Museo de la Música Puertorriqueña (Calle Isabel at Calle Salud, 787/290-6617 or 787/848- 7016, www.icp.gobierno.pr/myp/museos/m15.htm [1], Tues.–Sun. 8:30 a.m.–4:20 p.m., $1) is a tribute to the rich history of Puerto Rican music in a lovely neoclassical home built in 1912 for the Serrallés family, founders of the Serrallés Rum Distillery.
Designed by architect Alfredo Wiechers Pieretti of Ponce [2], the home’s stained-glass windows, stone tiles, and brass-embossed walls are reason enough to tour the museum.
Each room is dedicated to a different musical style and the vintage instruments used to create it. In the danza room are cellos, violins, and French horns; in the salsa room are bongos, bells, maracas, trumpets, trombones, timbales, and güiros (gourds); in the bomba y plena room are tambourines, güiros, and accordions.

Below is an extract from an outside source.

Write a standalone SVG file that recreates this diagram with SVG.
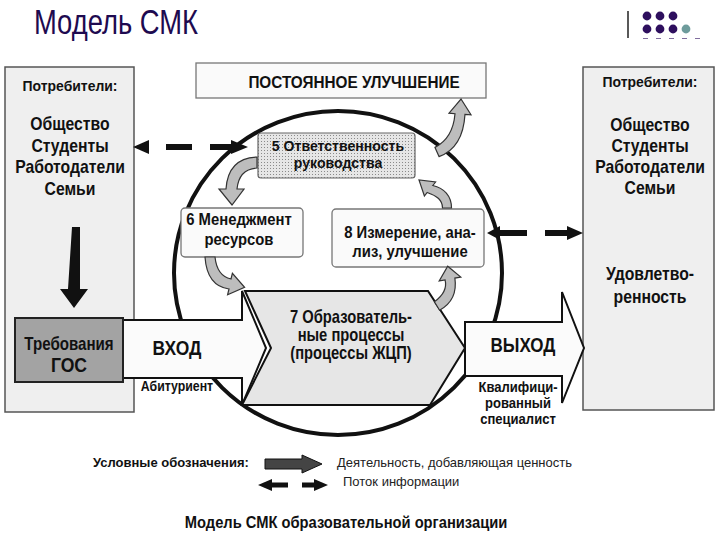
<svg xmlns="http://www.w3.org/2000/svg" width="720" height="540" viewBox="0 0 720 540">
<defs>
<style>
.t{font-family:"Liberation Sans",Arial,sans-serif;fill:#111;text-anchor:middle}
.b{font-weight:bold}
.side{fill:#efefef;stroke:#555;stroke-width:1.5}
.box{fill:#fafafa;stroke:#777;stroke-width:1.3}
.big{fill:#fbfbfb;stroke:#111;stroke-width:2}
.gray{fill:#bdbdbd;stroke:#333;stroke-width:1.2}
.info{fill:#111}
</style>
<pattern id="dots" width="3" height="3" patternUnits="userSpaceOnUse">
<rect width="3" height="3" fill="#e6e6e6"/>
<rect width="1" height="1" fill="#8a8a8a"/>
</pattern>
</defs>
<rect width="720" height="540" fill="#ffffff"/>

<g id="header">
<text x="34" y="34" font-family="'Liberation Sans',Arial,sans-serif" font-size="35" fill="#1e0a50" textLength="164" lengthAdjust="spacingAndGlyphs">Модель СМК</text>
<line x1="628" y1="11" x2="628" y2="38" stroke="#222" stroke-width="1.5"/>
<g fill="#2e0f5e">
<circle cx="647" cy="16" r="4.4"/><circle cx="660" cy="16" r="4.4"/><circle cx="673" cy="16" r="4.4"/>
<circle cx="647" cy="29" r="4.4"/><circle cx="660" cy="29" r="4.4"/><circle cx="673" cy="29" r="4.4"/>
</g>
<circle cx="686" cy="29" r="4.4" fill="#6e9c9c"/>
<line x1="643" y1="38.5" x2="700" y2="38.5" stroke="#2e0f5e" stroke-width="1" stroke-dasharray="5,8" opacity="0.6"/>
</g>

<g id="consumers-left">
<rect class="side" x="5" y="67" width="129" height="345"/>
<g transform="translate(70,0) scale(0.9,1)">
<text class="t b" x="0" y="91" font-size="15.5">Потребители:</text>
<text class="t b" x="0" y="130" font-size="17.5">Общество</text>
<text class="t b" x="0" y="152" font-size="17.5">Студенты</text>
<text class="t b" x="0" y="173" font-size="17.5">Работодатели</text>
<text class="t b" x="0" y="195" font-size="17.5">Семьи</text>
</g>
</g>

<g id="consumers-right">
<rect class="side" x="583" y="67" width="131" height="343"/>
<g transform="translate(650,0) scale(0.9,1)">
<text class="t b" x="0" y="87" font-size="15.5">Потребители:</text>
<text class="t b" x="0" y="131" font-size="17.5">Общество</text>
<text class="t b" x="0" y="152" font-size="17.5">Студенты</text>
<text class="t b" x="0" y="173" font-size="17.5">Работодатели</text>
<text class="t b" x="0" y="194" font-size="17.5">Семьи</text>
<text class="t b" x="0" y="280" font-size="17.5">Удовлетво-</text>
<text class="t b" x="0" y="303" font-size="17.5">ренность</text>
</g>
</g>

<g id="improvement">
<rect class="box" x="196" y="63" width="290" height="35"/>
<g transform="translate(354,0) scale(0.9,1)">
<text class="t b" x="0" y="88" font-size="17">ПОСТОЯННОЕ УЛУЧШЕНИЕ</text>
</g>
</g>

<g id="cycle">
<ellipse cx="338" cy="273" rx="164" ry="162" fill="none" stroke="#111" stroke-width="4"/>
</g>

<g id="input">
<path class="big" d="M122,320 L242,320 L242,291 L266,348 L242,405 L242,378 L122,378 Z"/>
<g transform="translate(177,0) scale(0.85,1)">
<text class="t b" x="0" y="355" font-size="20.5">ВХОД</text>
<text class="t b" x="0" y="391" font-size="14.5">Абитуриент</text>
</g>
</g>

<g id="requirements">
<rect x="15" y="318" width="108" height="64" fill="#a3a3a3" stroke="#222" stroke-width="2"/>
<g transform="translate(69,0) scale(0.84,1)">
<text class="t b" x="0" y="350" font-size="18">Требования</text>
<text class="t b" x="0" y="372" font-size="21">ГОС</text>
</g>
</g>

<g id="process7">
<path d="M245,291 L428,291 L465,348 L430,405 L242,405 L271,348 Z" fill="#e6e6e6" stroke="#111" stroke-width="2"/>
<g transform="translate(351,0) scale(0.82,1)">
<text class="t b" x="0" y="323" font-size="18">7 Образователь-</text>
<text class="t b" x="0" y="341" font-size="18">ные процессы</text>
<text class="t b" x="0" y="359" font-size="18">(процессы ЖЦП)</text>
</g>
</g>

<g id="output">
<path class="big" d="M465,322 L562,322 L562,292 L584,348 L562,403 L562,376 L465,376 Z"/>
<g transform="translate(523,0) scale(0.85,1)">
<text class="t b" x="0" y="352" font-size="20">ВЫХОД</text>
</g>
<g transform="translate(518,0) scale(0.9,1)">
<text class="t b" x="0" y="392" font-size="14.5">Квалифици-</text>
<text class="t b" x="0" y="408" font-size="14.5">рованный</text>
<text class="t b" x="0" y="424" font-size="14.5">специалист</text>
</g>
</g>

<g id="management5">
<rect x="258" y="133" width="157" height="45" rx="3" fill="url(#dots)" stroke="#666" stroke-width="1.2"/>
<g transform="translate(338,0) scale(0.94,1)">
<text class="t b" x="0" y="151" font-size="15">5 Ответственность</text>
<text class="t b" x="0" y="168" font-size="15">руководства</text>
</g>
</g>

<g id="resources6">
<rect class="box" x="181" y="208" width="122" height="49" rx="4"/>
<g transform="translate(239,0) scale(0.9,1)">
<text class="t b" x="0" y="225" font-size="16.5">6 Менеджмент</text>
<text class="t b" x="0" y="245" font-size="16.5">ресурсов</text>
</g>
</g>

<g id="measure8">
<rect class="box" x="332" y="209" width="152" height="58" rx="4"/>
<g transform="translate(410,0) scale(0.9,1)">
<text class="t b" x="0" y="238" font-size="16.5">8 Измерение, ана-</text>
<text class="t b" x="0" y="257" font-size="16.5">лиз, улучшение</text>
</g>
</g>

<g id="connectors">
<path class="gray" d="M257,157 Q228,158 226,189 L219,189 L232,205 L244,189 L237,189 Q239,169 257,168 Z"/>
<path class="gray" d="M205,257 Q207,286 229,289 L227.6,294.7 L244.6,287.3 L232.4,273.3 L231,279 Q217,276 215,257 Z"/>
<path class="gray" d="M451.5,208 C451.5,196 444,188 432.8,185.5 L435.6,182 L419,180 L424.4,196 L427.2,192.5 C437,196 442.5,200 442.5,208 Z"/>
<path class="gray" d="M439.6,310.2 Q458,300 454.9,278.1 L460.8,277.1 L447.7,266.2 L439.2,280.9 L445.1,279.9 Q448,292 434.4,301.8 Z"/>
<path class="gray" d="M439,156.6 Q463,148 465,114.3 L471,114.8 L461,99 L449,113.2 L455,113.7 Q453,138 435,147.4 Z"/>
<path class="info" d="M72,227 L80,227 L80,289 L88,289 L74,308 L60,289 L68,289 Z"/>
<path class="info" d="M133,147 L149,140 L149,154 Z"/>
<rect class="info" x="166" y="144" width="26" height="6"/>
<path class="info" d="M210,144 L231,144 L231,140 L248,147 L231,154 L231,150 L210,150 Z"/>
<path class="info" d="M487,233 L500,226 L500,230 L527,230 L527,236 L500,236 L500,240 Z"/>
<path class="info" d="M545,230 L567,230 L567,226 L583,233 L567,240 L567,236 L545,236 Z"/>
</g>

<g id="legend">
<text x="93" y="467" font-family="'Liberation Sans',Arial,sans-serif" font-weight="bold" font-size="13" fill="#111">Условные обозначения:</text>
<path d="M265,459 L302,459 L302,455 L322,464 L302,473 L302,469 L265,469 Z" fill="#444" stroke="#111" stroke-width="1"/>
<text x="337" y="467" font-family="'Liberation Sans',Arial,sans-serif" font-size="13" fill="#222">Деятельность, добавляющая ценность</text>
<path class="info" d="M258,485 L272,479 L272,482.5 L288,482.5 L288,487.5 L272,487.5 L272,491 Z"/>
<path class="info" d="M302,482.5 L314,482.5 L314,479 L328,485 L314,491 L314,487.5 L302,487.5 Z"/>
<text x="343" y="486" font-family="'Liberation Sans',Arial,sans-serif" font-size="13" fill="#222">Поток информации</text>
<g transform="translate(346,0) scale(0.92,1)">
<text class="t b" x="0" y="528" font-size="16">Модель СМК образовательной организации</text>
</g>
</g>
</svg>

There’s also a room devoted to Taíno ceremonial instruments, including a drum made from a tree trunk, wooden maracas, conch shell horns, flutes made of royal palm and bamboo, and ocarinas (seeds made into flutes). Another room is devoted to the art of making bongos from wooden barrels. Free classes in bongo-making are held in June and July.